» Objective:
Open with the line that has "Rebuild this chart as a Python"; close with the line that has "yticks = [0, 200, 400, 600, 800, 1000, 1200, 1400]". Retype those lines exactly, images excluded.

Charts and diagrams as code:
## Start

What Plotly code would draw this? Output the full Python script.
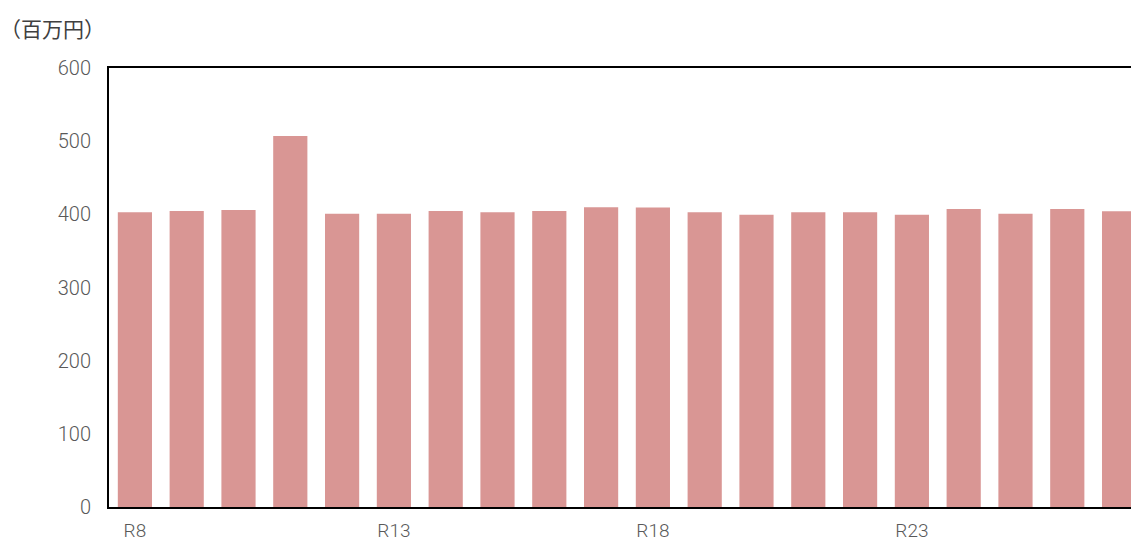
import plotly.graph_objects as go

categories = [f"R{i}" for i in range(8, 28)]
values = [402.8, 404.5, 405.9, 507.0, 400.9, 400.9, 404.5, 402.8, 404.5, 409.6,
          409.3, 402.8, 399.5, 402.8, 402.8, 399.5, 407.3, 400.9, 407.3, 404.1]
tick_labels = ["R8", "R13", "R18", "R23"]
y_ticks = [0, 100, 200, 300, 400, 500, 600]

fig = go.Figure()
fig.add_trace(go.Bar(
    x=categories, y=values,
    marker=dict(color="#D99694", line=dict(width=0)),
))

fig.update_layout(
    width=1131, height=542,
    margin=dict(l=109, r=0, t=68, b=35),
    plot_bgcolor="white", paper_bgcolor="white",
    bargap=0.34,
    showlegend=False,
    font=dict(family="Roboto", size=20, color="#595959", weight=300),
    xaxis=dict(
        type="category",
        range=[-0.5, 19.23],
        automargin=False,
        tickmode="array", tickvals=tick_labels, ticktext=tick_labels,
        showline=True, linecolor="black", linewidth=2, mirror=True,
        ticks="outside", ticklen=5, tickcolor="rgba(0,0,0,0)",
        tickfont=dict(size=19),
        showgrid=False, zeroline=False,
    ),
    yaxis=dict(
        range=[0, 600],
        automargin=False,
        tickvals=y_ticks,
        showline=True, linecolor="black", linewidth=2,
        ticks="outside", ticklen=12, tickcolor="rgba(0,0,0,0)",
        showgrid=False, zeroline=False,
    ),
    annotations=[dict(
        text="（百万円）", x=0, y=1, xref="paper", yref="paper",
        xanchor="left", yanchor="middle", xshift=-111, yshift=40,
        showarrow=False,
        font=dict(family="Noto Sans CJK JP", size=21, color="#404040", weight=400),
    )],
)

fig.write_html(
    "out.html",
    config={"displayModeBar": False},
    post_script="document.body.style.margin='0';document.body.style.overflow='hidden';",
)
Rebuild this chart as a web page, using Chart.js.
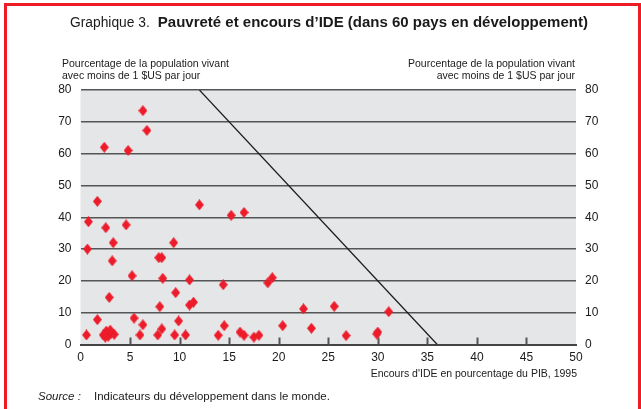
<!DOCTYPE html>
<html lang="fr">
<head>
  <meta charset="UTF-8">
  <title>Pauvreté et encours d'IDE</title>
  <script src="https://cdn.jsdelivr.net/npm/chart.js"></script>
  <style>
    body { margin: 0; background: #fff; font-family: "Liberation Sans", Arial, sans-serif; color: #1a1a1a; }
    .page { position: relative; width: 641px; height: 409px; overflow: hidden; }
    .frame { position: absolute; left: 4px; top: 3px; width: 631px; height: 420px;
             border: 3px solid #ee1c25; border-bottom: none; }
    .title { position: absolute; top: 13px; left: 70px; font-size: 15px; white-space: nowrap; }
    .title span { font-size: 13.8px; }
    .title b { margin-left: 8px; }
    .ylab { position: absolute; top: 57px; font-size: 10.5px; line-height: 12px; white-space: nowrap; }
    .ylab.left { left: 62px; }
    .ylab.right { right: 66px; text-align: right; }
    .xlab { position: absolute; top: 367px; right: 64px; font-size: 10.5px; white-space: nowrap; }
    .source { position: absolute; top: 390px; left: 38px; font-size: 11.5px; white-space: nowrap; }
    .source i { margin-right: 10px; }
    .chart { position: absolute; left: 0; top: 0; width: 641px; height: 409px; }
  </style>
</head>
<body>
<div class="page">
  <div class="frame"></div>
  <div class="chart"><canvas id="chart-ide"></canvas></div>
  <div class="title"><span>Graphique 3.</span><b>Pauvreté et encours d’IDE (dans 60 pays en développement)</b></div>
  <div class="ylab left">Pourcentage de la population vivant<br>avec moins de 1 $US par jour</div>
  <div class="ylab right">Pourcentage de la population vivant<br>avec moins de 1 $US par jour</div>
  <div class="xlab">Encours d'IDE en pourcentage du PIB, 1995</div>
  <div class="source"><i>Source :</i> Indicateurs du développement dans le monde.</div>
</div>

<script>
  // stock of FDI (% of GDP) and share of population under $1/day
  const ideX = [6.3, 6.7, 2.4, 4.8, 1.7, 0.8, 2.55, 4.6, 3.3, 9.4,
                0.7, 7.9, 8.2, 3.2, 5.2, 8.3, 11.0, 9.6, 2.9, 8.0,
                11.0, 11.4, 1.7, 5.4, 6.3, 9.9, 8.2, 0.6, 2.3, 2.6,
                2.8, 3.1, 3.4, 6.0, 7.8, 9.5, 10.6, 12.0, 15.2, 16.5,
                14.4, 18.9, 19.35, 22.5, 14.5, 20.4, 23.3, 13.9, 16.1, 16.5,
                17.5, 18.0, 25.6, 31.1, 26.8, 30.0, 2.5, 3.0, 29.9];
  const pauvY = [73.5, 67.3, 62.0, 61.0, 45.0, 38.6, 36.7, 37.6, 32.0, 32.0,
                 30.0, 27.3, 27.3, 26.3, 21.6, 20.8, 20.3, 16.3, 14.8, 11.9,
                 12.4, 13.3, 7.8, 8.3, 6.2, 7.4, 4.9, 3.0, 3.0, 4.2,
                 2.6, 3.6, 3.2, 3.0, 3.0, 3.0, 3.0, 43.9, 40.6, 41.5,
                 18.8, 19.4, 21.0, 11.2, 5.9, 5.9, 5.1, 2.9, 3.9, 2.9,
                 2.3, 2.9, 12.0, 10.3, 2.8, 3.9, 2.3, 4.5, 3.3];
  // trend line ends
  const lineX = [12, 36];
  const lineY = [80, 0];
  const xTicks = [5, 10, 15, 20, 25, 30, 35, 40, 45];

  const points = ideX.map((x, i) => ({ x, y: pauvY[i] }));
  const trend = lineX.map((x, i) => ({ x, y: lineY[i] }));

  // slightly tall red diamond
  const diamond = document.createElement('canvas');
  diamond.width = 9; diamond.height = 11;
  const dctx = diamond.getContext('2d');
  dctx.fillStyle = '#ec1c2a';
  dctx.beginPath();
  dctx.moveTo(4.5, 0); dctx.lineTo(9, 5.5); dctx.lineTo(4.5, 11); dctx.lineTo(0, 5.5);
  dctx.closePath(); dctx.fill();

  const plotBg = {
    id: 'plotBg',
    beforeDraw(chart) {
      const { ctx, chartArea: a } = chart;
      ctx.save();
      ctx.fillStyle = '#e5e6e8';
      ctx.fillRect(a.left, a.top, a.right - a.left, a.bottom - a.top);
      ctx.restore();
    },
    beforeDatasetsDraw(chart) {
      // small tick marks pointing up from the x axis
      const { ctx, chartArea: a, scales } = chart;
      ctx.save();
      ctx.strokeStyle = '#555';
      ctx.lineWidth = 2;
      xTicks.forEach(v => {
        const px = Math.round(scales.x.getPixelForValue(v)) + 0.5;
        ctx.beginPath();
        ctx.moveTo(px, a.bottom);
        ctx.lineTo(px, a.bottom - 7);
        ctx.stroke();
      });
      ctx.restore();
    }
  };

  const tickFont = { family: '"Liberation Sans", Arial, sans-serif', size: 12 };

  new Chart(document.getElementById('chart-ide'), {
    type: 'scatter',
    data: {
      datasets: [
        { data: points, pointStyle: diamond, pointRadius: 5, pointHoverRadius: 5, order: 1 },
        { type: 'line', data: trend, borderColor: '#1a1a1a', borderWidth: 1.2,
          pointRadius: 0, fill: false, order: 2 }
      ]
    },
    options: {
      animation: false,
      maintainAspectRatio: false,
      responsive: true,
      layout: { padding: { top: 90, left: 0, right: 0, bottom: 0 } },
      plugins: { legend: { display: false }, tooltip: { enabled: false } },
      scales: {
        x: {
          type: 'linear', min: 0, max: 50,
          afterFit: s => { s.height = 64.5; },
          grid: { display: false, drawTicks: false },
          border: { display: true, color: '#444', width: 2 },
          ticks: { stepSize: 5, color: '#1a1a1a', font: tickFont, padding: 6, maxRotation: 0 }
        },
        y: {
          position: 'left', min: 0, max: 80,
          afterFit: s => { s.width = 80.5; },
          grid: { color: '#555', lineWidth: 1.5, drawTicks: false },
          border: { display: false },
          ticks: { stepSize: 10, color: '#1a1a1a', font: tickFont, padding: 9 }
        },
        y2: {
          position: 'right', min: 0, max: 80,
          afterFit: s => { s.width = 65; },
          grid: { display: false, drawTicks: false },
          border: { display: false },
          ticks: { stepSize: 10, color: '#1a1a1a', font: tickFont, padding: 9 }
        }
      }
    },
    plugins: [plotBg]
  });
</script>
</body>
</html>
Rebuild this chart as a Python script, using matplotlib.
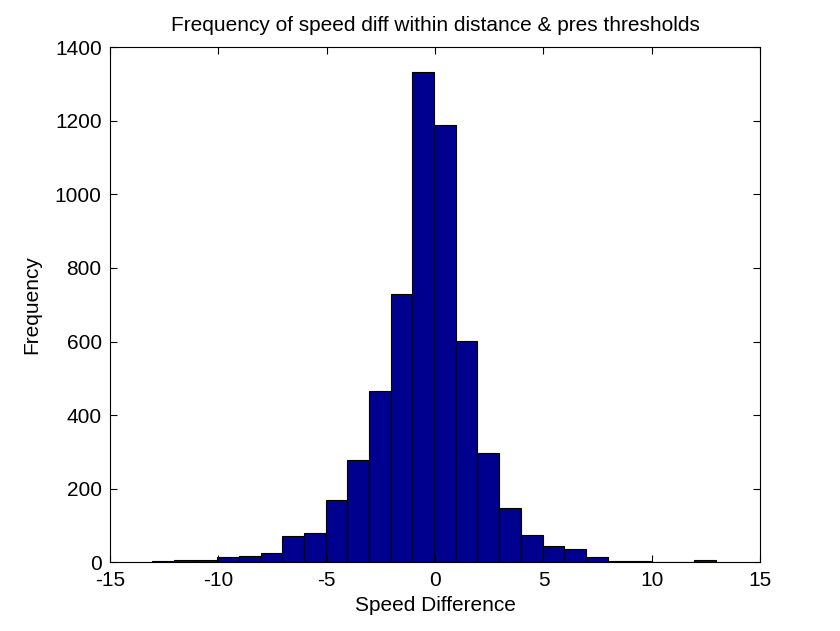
import matplotlib
matplotlib.use("Agg")
import matplotlib.pyplot as plt
import numpy as np

plt.rcParams['font.family'] = ['Liberation Sans', 'DejaVu Sans']
plt.rcParams['axes.unicode_minus'] = False

bin_start = -13.06
bin_width = 1.001
counts = [3, 5, 5, 14, 18, 25, 70, 80, 168, 278, 466, 728, 1332, 1188, 602, 298, 148, 75, 45, 35, 15, 4, 4, 0, 0, 5]
xticks = [-15, -10, -5, 0, 5, 10, 15]
yticks = [0, 200, 400, 600, 800, 1000, 1200, 1400]

fig = plt.figure(figsize=(8.4, 6.31), dpi=100)
ax = fig.add_axes([0.131, 0.109, 0.774, 0.816])
edges = bin_start + bin_width * np.arange(len(counts))
ax.bar(edges, counts, width=bin_width, align='edge', color='#00008f', edgecolor='black', linewidth=0.8)
ax.set_xlim(-15, 15)
ax.set_ylim(0, 1400)
ax.set_xticks(xticks)
ax.set_yticks(yticks)
ax.tick_params(direction='in', labelsize=15, top=True, right=True, length=5, pad=6)
ax.set_xlabel('Speed Difference', fontsize=15, labelpad=5)
ax.set_ylabel('Frequency', fontsize=15, labelpad=10)
ax.set_title('Frequency of speed diff within distance & pres thresholds', fontsize=15, pad=12)
fig.savefig('out.png')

## End

» Correct response:
Rebuild this chart as a Python script, using matplotlib.
import matplotlib
matplotlib.use("Agg")
import matplotlib.pyplot as plt
import numpy as np

plt.rcParams['font.family'] = ['Liberation Sans', 'DejaVu Sans']
plt.rcParams['axes.unicode_minus'] = False

bin_start = -13.06
bin_width = 1.001
counts = [3, 5, 5, 14, 18, 25, 70, 80, 168, 278, 466, 728, 1332, 1188, 602, 298, 148, 75, 45, 35, 15, 4, 4, 0, 0, 5]
xticks = [-15, -10, -5, 0, 5, 10, 15]
yticks = [0, 200, 400, 600, 800, 1000, 1200, 1400]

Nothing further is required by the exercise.